New in version 3008.0.

A new master can join a running cluster without reconfiguring the existing peers. The joining master needs the same cluster_id, cluster_pki_dir, and cluster_secret as the cluster, plus at least one reachable peer in its cluster_peers -- it does not need the full peer list. On startup it runs a discover/join handshake against those peers, and on success it receives the shared cluster public key and the current in-memory AES session key and is added to every peer's cluster_peers.

Joining master config:

id: 10.27.9.42
cluster_id: master_cluster
cluster_peers:
  - 10.27.12.13
cluster_pki_dir: /my/gluster/share/pki
cluster_secret: "d8b4c2e1f07a4c3e8a1b5d0a9c7f3e42b6d9a1c4f8e2b7d0a3c6e9f1b4d7a0c3"
cachedir: /my/gluster/share/cache

Add the new master to the load balancer's backend pools so publish/return traffic starts reaching it.

Security notes:

  • cluster_secret is what authenticates the join. Always set a high-entropy value in production; an empty/unset secret matches an empty secret on the peer and provides no authentication.
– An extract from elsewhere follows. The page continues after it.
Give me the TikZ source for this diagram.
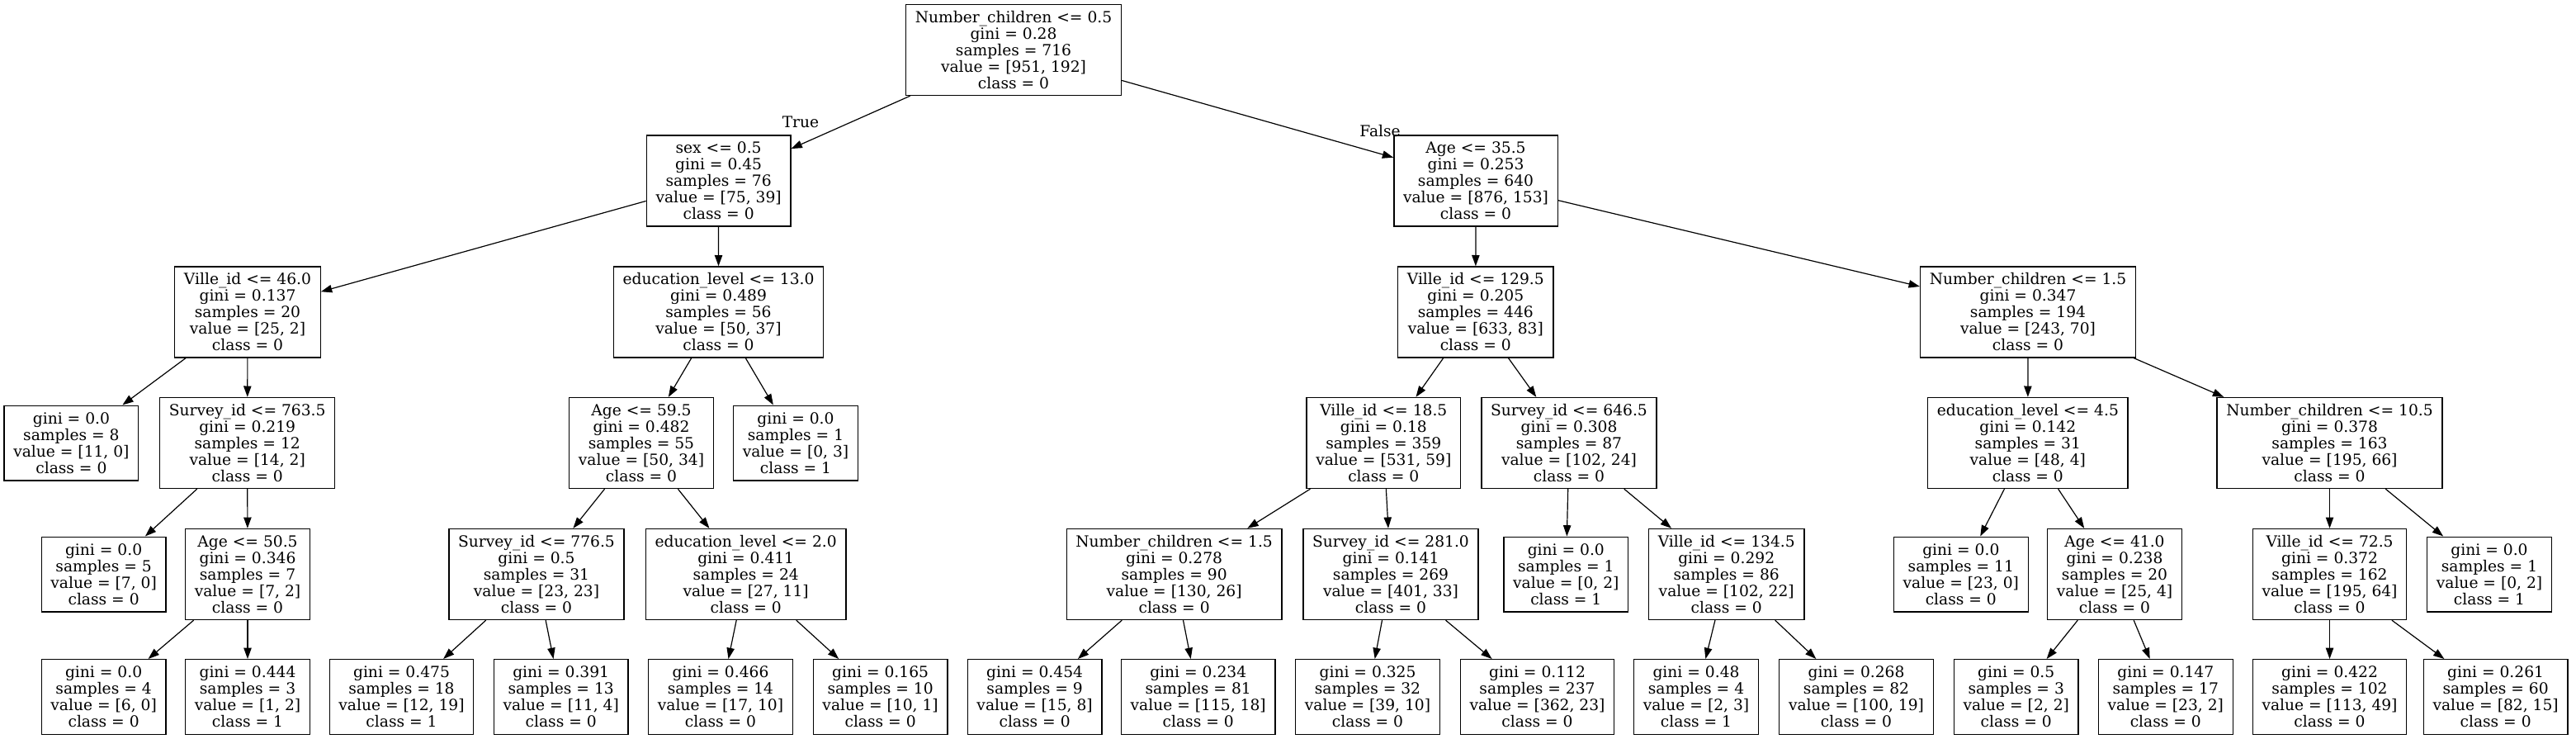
\documentclass[tikz,border=0pt]{standalone}
\usepackage{fontspec}
\setmainfont{DejaVu Serif}
\usetikzlibrary{arrows.meta}
\newcommand{\dtsplit}[5]{#1\\gini = #2\\samples = #3\\value = [#4]\\class = #5}
\newcommand{\dtleaf}[4]{gini = #1\\samples = #2\\value = [#3]\\class = #4}

\begin{document}
\begin{tikzpicture}[x=0.75pt, y=-0.75pt, line width=0.9pt, >={Triangle[length=10pt,width=7pt]},
  font=\fontsize{14}{15}\selectfont,
  dsplit/.style={draw, line width=1pt, align=center, inner xsep=8.4pt, inner ysep=2pt, minimum height=82.5pt, font=\fontsize{14}{15}\selectfont},
  dleaf/.style={dsplit, minimum height=68pt}]
\fill[white] (0,0) rectangle (3121,895);

% rank 0 and 1
\node[dsplit] (n0) at (1228,60.5) {\dtsplit{Number\_children <= 0.5}{0.28}{716}{951, 192}{0}};
\node[dsplit] (n1) at (870.6,219) {\dtsplit{sex <= 0.5}{0.45}{76}{75, 39}{0}};
\node[dsplit] (n2) at (1788,219) {\dtsplit{Age <= 35.5}{0.253}{640}{876, 153}{0}};
\node (tlab) at (970,148) {True};
\node (flab) at (1672,159) {False};

% rank 2
\node[dsplit] (n3) at (300,378) {\dtsplit{Ville\_id <= 46.0}{0.137}{20}{25, 2}{0}};
\node[dsplit] (n4) at (870.5,378) {\dtsplit{education\_level <= 13.0}{0.489}{56}{50, 37}{0}};
\node[dsplit] (n5) at (1787.8,378) {\dtsplit{Ville\_id <= 129.5}{0.205}{446}{633, 83}{0}};
\node[dsplit] (n6) at (2457,378) {\dtsplit{Number\_children <= 1.5}{0.347}{194}{243, 70}{0}};

% rank 3
\node[dleaf] (n7) at (86.4,536.5) {\dtleaf{0.0}{8}{11, 0}{0}};
\node[dsplit] (n8) at (299.7,536.5) {\dtsplit{Survey\_id <= 763.5}{0.219}{12}{14, 2}{0}};
\node[dsplit] (n9) at (777,536.5) {\dtsplit{Age <= 59.5}{0.482}{55}{50, 34}{0}};
\node[dleaf] (n10) at (964,536.5) {\dtleaf{0.0}{1}{0, 3}{1}};
\node[dsplit] (n11) at (1676.3,536.5) {\dtsplit{Ville\_id <= 18.5}{0.18}{359}{531, 59}{0}};
\node[dsplit] (n12) at (1901,536.5) {\dtsplit{Survey\_id <= 646.5}{0.308}{87}{102, 24}{0}};
\node[dsplit] (n13) at (2456.8,536.5) {\dtsplit{education\_level <= 4.5}{0.142}{31}{48, 4}{0}};
\node[dsplit] (n14) at (2822.5,536.5) {\dtsplit{Number\_children <= 10.5}{0.378}{163}{195, 66}{0}};

% rank 4
\node[dleaf] (n15) at (125.6,695.5) {\dtleaf{0.0}{5}{7, 0}{0}};
\node[dsplit] (n16) at (300,695.5) {\dtsplit{Age <= 50.5}{0.346}{7}{7, 2}{0}};
\node[dsplit] (n17) at (650,695.5) {\dtsplit{Survey\_id <= 776.5}{0.5}{31}{23, 23}{0}};
\node[dsplit] (n18) at (903.7,695.5) {\dtsplit{education\_level <= 2.0}{0.411}{24}{27, 11}{0}};
\node[dsplit] (n19) at (1422.6,695.5) {\dtsplit{Number\_children <= 1.5}{0.278}{90}{130, 26}{0}};
\node[dsplit] (n20) at (1685,695.5) {\dtsplit{Survey\_id <= 281.0}{0.141}{269}{401, 33}{0}};
\node[dleaf] (n21) at (1897.3,695.5) {\dtleaf{0.0}{1}{0, 2}{1}};
\node[dsplit] (n22) at (2091.7,695.5) {\dtsplit{Ville\_id <= 134.5}{0.292}{86}{102, 22}{0}};
\node[dleaf] (n23) at (2375.8,695.5) {\dtleaf{0.0}{11}{23, 0}{0}};
\node[dsplit] (n24) at (2562,695.5) {\dtsplit{Age <= 41.0}{0.238}{20}{25, 4}{0}};
\node[dsplit] (n25) at (2822.5,695.5) {\dtsplit{Ville\_id <= 72.5}{0.372}{162}{195, 64}{0}};
\node[dleaf] (n26) at (3016,695.5) {\dtleaf{0.0}{1}{0, 2}{1}};

% rank 5
\node[dleaf] (n27) at (125.6,844) {\dtleaf{0.0}{4}{6, 0}{0}};
\node[dleaf] (n28) at (300,844) {\dtleaf{0.444}{3}{1, 2}{1}};
\node[dleaf] (n29) at (486.5,844) {\dtleaf{0.475}{18}{12, 19}{1}};
\node[dleaf] (n30) at (679.7,844) {\dtleaf{0.391}{13}{11, 4}{0}};
\node[dleaf] (n31) at (873,844) {\dtleaf{0.466}{14}{17, 10}{0}};
\node[dleaf] (n32) at (1066.6,844) {\dtleaf{0.165}{10}{10, 1}{0}};
\node[dleaf] (n33) at (1253.6,844) {\dtleaf{0.454}{9}{15, 8}{0}};
\node[dleaf] (n34) at (1451.7,844) {\dtleaf{0.234}{81}{115, 18}{0}};
\node[dleaf] (n35) at (1657,844) {\dtleaf{0.325}{32}{39, 10}{0}};
\node[dleaf] (n36) at (1862.5,844) {\dtleaf{0.112}{237}{362, 23}{0}};
\node[dleaf] (n37) at (2055,844) {\dtleaf{0.48}{4}{2, 3}{1}};
\node[dleaf] (n38) at (2249,844) {\dtleaf{0.268}{82}{100, 19}{0}};
\node[dleaf] (n39) at (2442.7,844) {\dtleaf{0.5}{3}{2, 2}{0}};
\node[dleaf] (n40) at (2623.8,844) {\dtleaf{0.147}{17}{23, 2}{0}};
\node[dleaf] (n41) at (2822.5,844) {\dtleaf{0.422}{102}{113, 49}{0}};
\node[dleaf] (n42) at (3023.6,844) {\dtleaf{0.261}{60}{82, 15}{0}};

%
\draw[->] (n0) -- (n1);
\draw[->] (n0) -- (n2);
\draw[->] (n1) -- (n3);
\draw[->] (n1) -- (n4);
\draw[->] (n2) -- (n5);
\draw[->] (n2) -- (n6);
\draw[->] (n3) -- (n7);
\draw[->] (n3) -- (n8);
\draw[->] (n4) -- (n9);
\draw[->] (n4) -- (n10);
\draw[->] (n5) -- (n11);
\draw[->] (n5) -- (n12);
\draw[->] (n6) -- (n13);
\draw[->] (n6) -- (n14);
\draw[->] (n8) -- (n15);
\draw[->] (n8) -- (n16);
\draw[->] (n9) -- (n17);
\draw[->] (n9) -- (n18);
\draw[->] (n11) -- (n19);
\draw[->] (n11) -- (n20);
\draw[->] (n12) -- (n21);
\draw[->] (n12) -- (n22);
\draw[->] (n13) -- (n23);
\draw[->] (n13) -- (n24);
\draw[->] (n14) -- (n25);
\draw[->] (n14) -- (n26);
\draw[->] (n16) -- (n27);
\draw[->] (n16) -- (n28);
\draw[->] (n17) -- (n29);
\draw[->] (n17) -- (n30);
\draw[->] (n18) -- (n31);
\draw[->] (n18) -- (n32);
\draw[->] (n19) -- (n33);
\draw[->] (n19) -- (n34);
\draw[->] (n20) -- (n35);
\draw[->] (n20) -- (n36);
\draw[->] (n22) -- (n37);
\draw[->] (n22) -- (n38);
\draw[->] (n24) -- (n39);
\draw[->] (n24) -- (n40);
\draw[->] (n25) -- (n41);
\draw[->] (n25) -- (n42);

\end{tikzpicture}
\end{document}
  • Discover and join payloads are signed per-master, and cluster_secret, the AES session key, and the cluster key are encrypted to the recipient's public key. Restrict the cluster transport to a trusted network -- an attacker with cluster_secret and transport access can still join.

  • The joining master normally reads the cluster public key from the shared cluster_pki_dir. If that is not available, pin it with cluster_pub_fingerprint on the joining master.

To remove a peer, drop it from the load balancer, stop the master, delete its cluster_pki_dir/peers/<peer_id>.pub, and restart the remaining masters. Rotate cluster_secret if you want to prevent the removed peer from re-joining.